Assim, por serem seus julgamentos presenciais transmitidos ao vivo pela TV Justiça, o Supremo veio, nos últimos anos, perdendo sua sacralidade. Se, de um lado, isso levou a uma perda de qualidade das deliberações e submeteu a corte ao que alguns juristas chamam de “cacofonia de 11 opiniões”, dada a preocupação de cada ministro com sua imagem pública e o empenho em brilhar retoricamente na tela, de outro, essa inovação permitiu à sociedade avaliar o desempenho funcional da corte e a qualidade de suas decisões. Entre os sociólogos do direito e as novas gerações de constitucionalistas, a opinião é de que a transparência dos julgamentos transmitidos ao vivo escancarou, entre outros pontos, uma profusão de votos contraditórios, decisões sem rigor conceitual e analítico, argumentos rasos ou inconsistentes, conhecimento insuficiente de doutrina e critérios discutíveis em matéria de impedimento e suspeição.

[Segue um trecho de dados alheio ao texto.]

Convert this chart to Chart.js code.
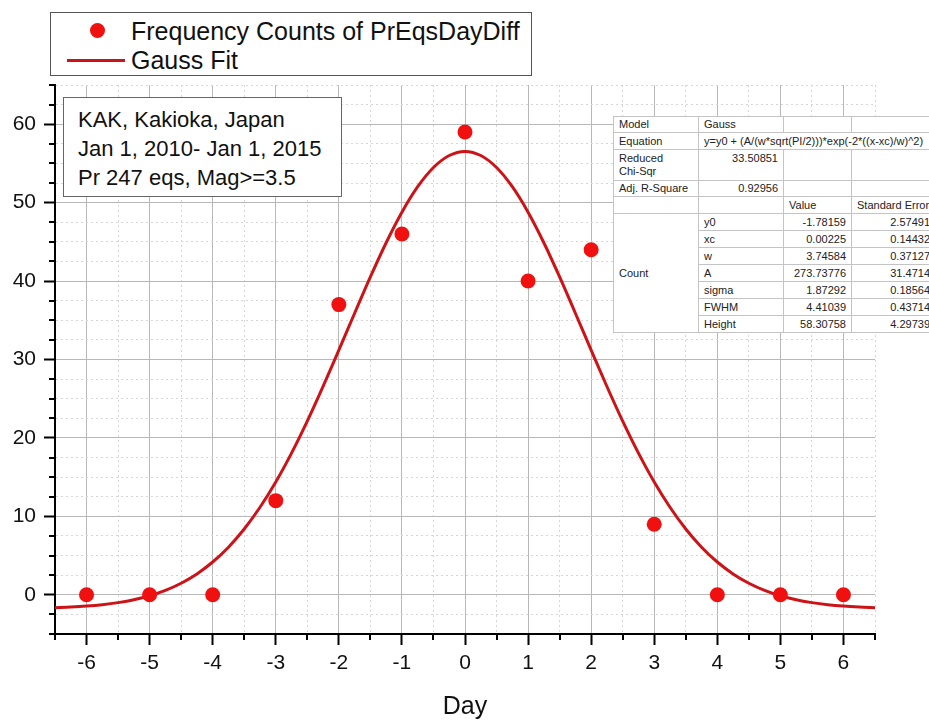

Qualquer que tenha sido a motivação do presidente, no plano jurídico-constitucional sua proposta de substituição do voto aberto pelo voto sigiloso, como modo de pôr fim à “animosidade” contra os ministros e permitir que possam andar em espaços públicos sem serem provocados e até agredidos, não se sustenta. Algum assessor podia tê-lo informado de que, no plano internacional, há em países democráticos experiências de despersonalização do voto nas cortes supremas, o que permite aos seus ministros debater os casos a eles submetidos e construir um voto majoritário, evitando a simples somatória de votos individuais, como ocorre no STF. Já no plano político, a fala do presidente – cuja primeira indicação de ministro para o Supremo foi de seu advogado pessoal, um profissional sem estatura intelectual e sem envergadura nos meios jurídicos – é mais uma demonstração de que ele vem perdendo rapidamente, em apenas pouco mais de sete meses de mandato, seu capital político.